Beim ersten Durchgang blieb die Migräneattacke unbehandelt. Dann verabreichten die Ärzte ihren Patienten bei den nächsten sechs Migräneattacken dreimal ein Placebo und dreimal ein hochwirksames Migränemedikament. Dabei erfuhren die Studienteilnehmer aber nur je einmal die Wahrheit über die dargereichte Pille, also dass sie ein Placebo beziehungsweise ein echtes Medikament erhielten. Jeweils einmal machten die Mediziner falsche Angaben. Bei der Placebogabe sagten sie, es handele sich um ein wirksames Medikament und bei der Medikamentengabe, die Tablette sei ein Placebo. Außerdem gab es für Placebo und echtes Medikament noch jeweils einen Durchgang bei denen die Mediziner den Patienten mitteilten, sie wüssten gar nicht, ob es sich um ein Placebo oder ein wirksames Medikament handelt.
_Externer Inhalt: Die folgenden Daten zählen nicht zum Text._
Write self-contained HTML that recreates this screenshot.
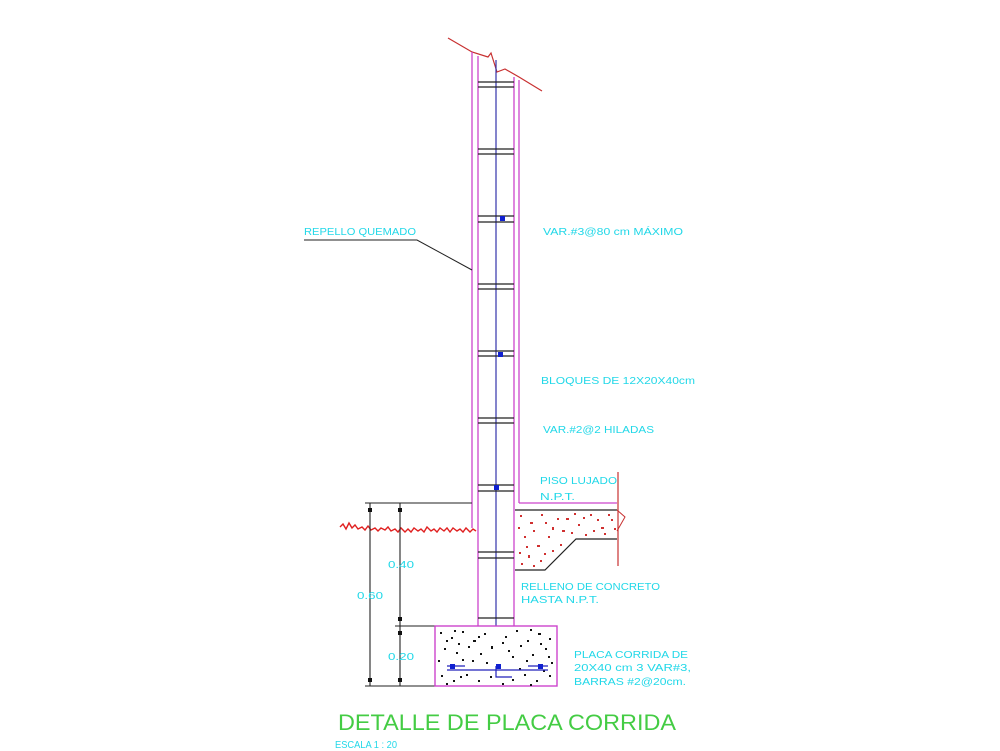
<!DOCTYPE html>
<html><head><meta charset="utf-8"><style>
html,body{margin:0;padding:0;background:#fff;width:1000px;height:751px;overflow:hidden}
svg{display:block}
text{font-family:"Liberation Sans",sans-serif}
.c{fill:#22d8e8;font-size:10.5px}
</style></head><body>
<svg width="1000" height="751" viewBox="0 0 1000 751" xmlns="http://www.w3.org/2000/svg">
<polyline points="448,38 472,52 488,57 491,53 497,72 505,69 519,77 542,91" fill="none" stroke="#c83030" stroke-width="1.2"/>
<g stroke="#cc44cc" stroke-width="1.3" fill="none">
<line x1="472" y1="52" x2="472" y2="503"/>
<line x1="478" y1="56" x2="478" y2="626"/>
<line x1="514" y1="77" x2="514" y2="626"/>
<line x1="519" y1="80" x2="519" y2="503"/>
<line x1="472" y1="503" x2="472" y2="528"/>
</g>
<line x1="496" y1="60" x2="496" y2="677" stroke="#3333aa" stroke-width="1.2"/>
<g stroke="#222" stroke-width="1.2">
<line x1="478" y1="82" x2="514" y2="82"/><line x1="478" y1="87" x2="514" y2="87"/>
<line x1="478" y1="149" x2="514" y2="149"/><line x1="478" y1="154" x2="514" y2="154"/>
<line x1="478" y1="216" x2="514" y2="216"/><line x1="478" y1="222" x2="514" y2="222"/>
<line x1="478" y1="284" x2="514" y2="284"/><line x1="478" y1="289" x2="514" y2="289"/>
<line x1="478" y1="351" x2="514" y2="351"/><line x1="478" y1="356" x2="514" y2="356"/>
<line x1="478" y1="418" x2="514" y2="418"/><line x1="478" y1="423" x2="514" y2="423"/>
<line x1="478" y1="485" x2="514" y2="485"/><line x1="478" y1="491" x2="514" y2="491"/>
<line x1="478" y1="552" x2="514" y2="552"/><line x1="478" y1="558" x2="514" y2="558"/>
<line x1="478" y1="618" x2="514" y2="618"/>
</g>
<g fill="#1020d0"><rect x="500" y="216" width="5" height="5"/><rect x="498" y="352" width="5" height="5"/><rect x="494" y="485" width="5" height="5"/></g>
<polyline points="304,240 417,240 472,270" fill="none" stroke="#222" stroke-width="1"/>
<line x1="519" y1="503" x2="617" y2="503" stroke="#cc44cc" stroke-width="1.3"/>
<line x1="515" y1="510" x2="617" y2="510" stroke="#222" stroke-width="1.2"/>
<line x1="618" y1="472" x2="618" y2="566" stroke="#c83030" stroke-width="1.2"/>
<polyline points="617,510 625,517 617,531" fill="none" stroke="#c83030" stroke-width="1"/>
<polyline points="617,539 576,539 545,570 515,570" fill="none" stroke="#222" stroke-width="1.2"/>
<g fill="#d03030">
<rect x="520" y="515" width="2" height="2"/><rect x="530" y="522" width="3" height="2"/><rect x="541" y="514" width="2" height="2"/><rect x="552" y="527" width="2" height="3"/><rect x="566" y="518" width="3" height="2"/><rect x="578" y="524" width="2" height="2"/><rect x="590" y="514" width="2" height="2"/><rect x="601" y="527" width="3" height="2"/><rect x="611" y="519" width="2" height="2"/><rect x="524" y="536" width="2" height="2"/><rect x="537" y="545" width="3" height="2"/><rect x="548" y="536" width="2" height="2"/><rect x="560" y="544" width="2" height="2"/><rect x="528" y="555" width="2" height="3"/><rect x="540" y="560" width="2" height="2"/><rect x="521" y="563" width="2" height="2"/><rect x="571" y="532" width="2" height="2"/><rect x="585" y="534" width="2" height="2"/><rect x="597" y="519" width="2" height="2"/><rect x="557" y="518" width="2" height="2"/><rect x="533" y="530" width="2" height="2"/><rect x="604" y="533" width="2" height="2"/><rect x="552" y="550" width="2" height="2"/>
<rect x="518" y="527" width="2" height="2"/><rect x="545" y="522" width="2" height="2"/><rect x="562" y="530" width="3" height="2"/><rect x="583" y="517" width="2" height="2"/><rect x="593" y="530" width="2" height="2"/><rect x="608" y="514" width="2" height="2"/><rect x="526" y="546" width="2" height="2"/><rect x="519" y="552" width="2" height="2"/><rect x="533" y="565" width="2" height="2"/><rect x="544" y="553" width="2" height="2"/><rect x="574" y="513" width="2" height="2"/><rect x="614" y="528" width="2" height="2"/>
</g>
<path d="M340,527 l3,-3 l3,5 l3,-6 l3,5 l3,-3 l3,4 l4,-2 l3,3 l3,-4 l3,4 l4,-2 l3,3 l3,-3 l4,2 l3,-3 l3,4 l4,-2 l3,3 l3,-4 l4,4 l3,-3 l3,3 l3,-4 l4,3 l3,-2 l3,3 l3,-5 l4,4 l3,-2 l3,3 l3,-4 l4,3 l3,-3 l3,4 l3,-4 l4,3 l3,-2 l3,3 l3,-4 l4,4 l3,-3 l3,2" fill="none" stroke="#e02020" stroke-width="1.4"/>
<g stroke="#222" stroke-width="1.1">
<line x1="365" y1="503" x2="472" y2="503"/>
<line x1="370" y1="503" x2="370" y2="686"/>
<line x1="400" y1="503" x2="400" y2="686"/>
<line x1="395" y1="626" x2="435" y2="626"/>
<line x1="365" y1="686" x2="435" y2="686"/>
</g>
<g fill="#111"><rect x="368" y="508" width="4" height="4"/><rect x="398" y="508" width="4" height="4"/><rect x="398" y="617" width="4" height="4"/><rect x="398" y="631" width="4" height="4"/><rect x="368" y="678" width="4" height="4"/><rect x="398" y="678" width="4" height="4"/></g>
<rect x="435" y="626" width="122" height="60" fill="#fff" stroke="#cc44cc" stroke-width="1.4"/>
<g fill="#111">
<rect x="440" y="632" width="2" height="2"/><rect x="451" y="637" width="2" height="2"/><rect x="462" y="631" width="2" height="2"/><rect x="473" y="640" width="3" height="2"/><rect x="484" y="633" width="2" height="2"/><rect x="505" y="636" width="2" height="2"/><rect x="516" y="630" width="2" height="2"/><rect x="527" y="640" width="2" height="2"/><rect x="538" y="633" width="3" height="2"/><rect x="549" y="638" width="2" height="2"/><rect x="444" y="648" width="2" height="2"/><rect x="456" y="652" width="2" height="2"/><rect x="468" y="646" width="2" height="2"/><rect x="480" y="653" width="2" height="2"/><rect x="491" y="646" width="2" height="3"/><rect x="508" y="650" width="2" height="2"/><rect x="520" y="645" width="2" height="2"/><rect x="532" y="654" width="2" height="2"/><rect x="545" y="648" width="2" height="2"/><rect x="441" y="675" width="2" height="2"/><rect x="453" y="680" width="2" height="2"/><rect x="466" y="674" width="2" height="2"/><rect x="478" y="680" width="2" height="2"/><rect x="490" y="676" width="2" height="2"/><rect x="512" y="679" width="2" height="2"/><rect x="524" y="674" width="2" height="2"/><rect x="536" y="680" width="2" height="2"/><rect x="549" y="675" width="2" height="2"/><rect x="462" y="659" width="2" height="2"/><rect x="526" y="660" width="2" height="2"/><rect x="438" y="660" width="2" height="2"/><rect x="551" y="662" width="2" height="2"/>
<rect x="446" y="640" width="2" height="2"/><rect x="458" y="643" width="2" height="2"/><rect x="478" y="636" width="2" height="2"/><rect x="502" y="642" width="2" height="2"/><rect x="512" y="656" width="2" height="2"/><rect x="540" y="643" width="2" height="2"/><rect x="548" y="656" width="2" height="2"/><rect x="472" y="660" width="2" height="2"/><rect x="486" y="662" width="2" height="2"/><rect x="446" y="683" width="2" height="2"/><rect x="502" y="683" width="2" height="2"/><rect x="530" y="684" width="2" height="2"/><rect x="460" y="676" width="2" height="2"/><rect x="519" y="668" width="2" height="2"/><rect x="543" y="670" width="2" height="2"/><rect x="454" y="630" width="2" height="2"/><rect x="530" y="629" width="2" height="2"/>
</g>
<g stroke="#2222bb" stroke-width="1.2" fill="none">
<line x1="447" y1="670" x2="548" y2="670"/>
<polyline points="447,666 465,666"/><polyline points="528,666 548,666"/>
<polyline points="496,666 496,677 512,677"/>
</g>
<g fill="#1020d0"><rect x="450" y="664" width="5" height="5"/><rect x="496" y="664" width="5" height="5"/><rect x="538" y="664" width="5" height="5"/></g>
<text class="c" x="304" y="235" textLength="112" lengthAdjust="spacingAndGlyphs">REPELLO QUEMADO</text>
<text class="c" x="543" y="235" textLength="140" lengthAdjust="spacingAndGlyphs">VAR.#3@80 cm MÁXIMO</text>
<text class="c" x="541" y="384" textLength="154" lengthAdjust="spacingAndGlyphs">BLOQUES DE 12X20X40cm</text>
<text class="c" x="543" y="433" textLength="111" lengthAdjust="spacingAndGlyphs">VAR.#2@2 HILADAS</text>
<text class="c" x="540" y="484" textLength="77" lengthAdjust="spacingAndGlyphs">PISO LUJADO</text>
<text class="c" x="540" y="500" textLength="35" lengthAdjust="spacingAndGlyphs">N.P.T.</text>
<text class="c" x="521" y="590" textLength="139" lengthAdjust="spacingAndGlyphs">RELLENO DE CONCRETO</text>
<text class="c" x="521" y="603" textLength="78" lengthAdjust="spacingAndGlyphs">HASTA N.P.T.</text>
<text class="c" x="574" y="658" textLength="114" lengthAdjust="spacingAndGlyphs">PLACA CORRIDA DE</text>
<text class="c" x="574" y="671" textLength="117" lengthAdjust="spacingAndGlyphs">20X40 cm 3 VAR#3,</text>
<text class="c" x="574" y="685" textLength="112" lengthAdjust="spacingAndGlyphs">BARRAS #2@20cm.</text>
<text class="c" x="388" y="568" textLength="26" lengthAdjust="spacingAndGlyphs">0.40</text>
<text class="c" x="357" y="599" textLength="26" lengthAdjust="spacingAndGlyphs">0.60</text>
<text class="c" x="388" y="660" textLength="26" lengthAdjust="spacingAndGlyphs">0.20</text>
<text x="338" y="730" fill="#44cc44" font-size="22" textLength="338" lengthAdjust="spacingAndGlyphs">DETALLE DE PLACA CORRIDA</text>
<text class="c" x="335" y="748" font-size="10" textLength="62" lengthAdjust="spacingAndGlyphs">ESCALA 1 : 20</text>
</svg>
</body></html>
Die Auswertung der Studiendaten zeigte, dass die Information, die mit der Tablette verabreicht wurde, die Wirksamkeit extrem beeinflussen kann.
Ted Kaptchuk: "Das beste Beispiel, das wir in dieser Studie haben, ist folgendes: Wir gaben den Patienten das echte Medikament und sagten, es handele sich um ein Placebo. Dadurch konnte wir den reinen pharmakalogischen Effekt des Medikaments messen ohne den Einfluss, den Erwartungen und alles andere auf die Wirksamkeit haben. Diese Ergebnisse haben wir dann mit dem Durchgang verglichen, bei dem die Patienten das Placebo erhielten und wir ihnen sagten, es sei ein echtes Medikament. Es gab keinen Unterschied in der Wirksamkeit. Die pharmakologische Wirkung eines Migränemedikaments ist also nur so gut wie die eines guten Placebos."
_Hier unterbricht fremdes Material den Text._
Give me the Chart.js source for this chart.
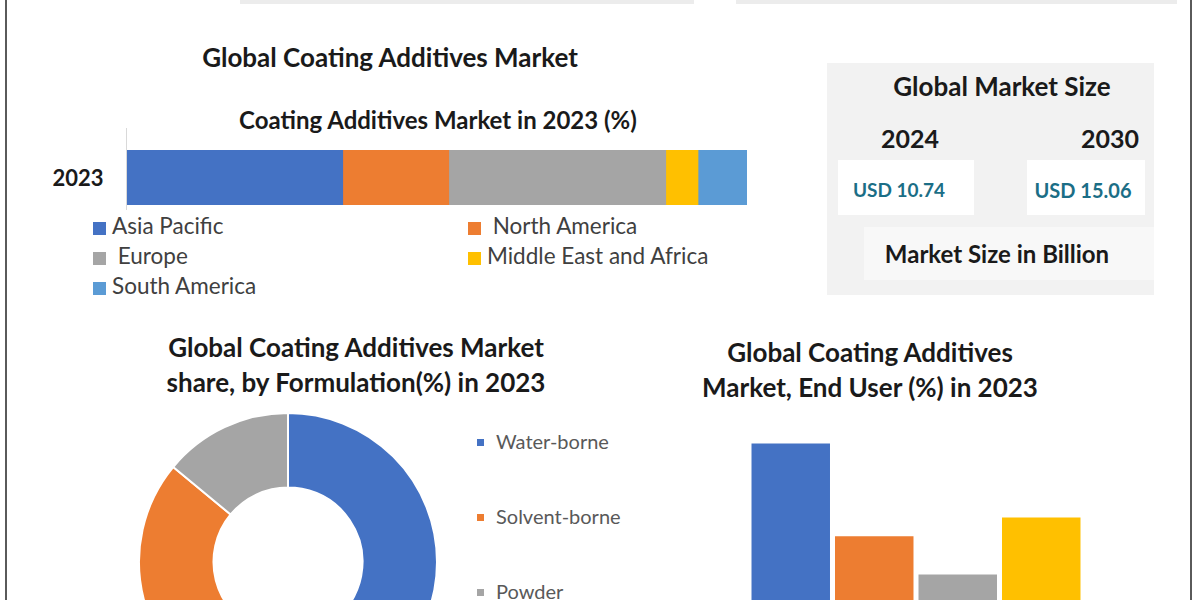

Wenn die Patienten dagegen dachten, das echte Medikament sei ein Placebo, wirkte es nur halb so gut. Aber auch ein anderes Ergebnis überraschte Ted Kaptchuk und seine Kollegen: Selbst wenn sie ihren Patienten sagten, dass es sich um ein Placebo handelte, konnte die Pille ohne Wirkstoff die Kopfschmerzen der Migränepatienten ein wenig lindern. Die Forscher vermuten nun, dass es so etwas wie einen körpereigenen "Erinnerungs-Effekt" gibt, der bei der Einnahme einer Tablette automatisch eine Schmerzlinderung auslöst. Ted Kaptchuk jedenfalls ist sich nach der Auswertung aller Daten sicher: Verabreicht ein Arzt ein Medikament, zählt jedes Wort.
"Wie vermitteln wir Optimismus, ohne zu übertreiben oder gar zu betrügen? Darüber denkt vermutlich jeder Arzt aufs Neue nach, wenn er einem Patienten gegenübersitzt. Das sollte aber nicht nur als private Überlegung eine Rolle spielen. Wir müssen darüber in einem größeren Rahmen gemeinsam als Ärzte einen Dialog führen. Was sagen wir unseren Patienten? Das sind eben nicht nur Worte, es sind Worte die eine Wirkung haben."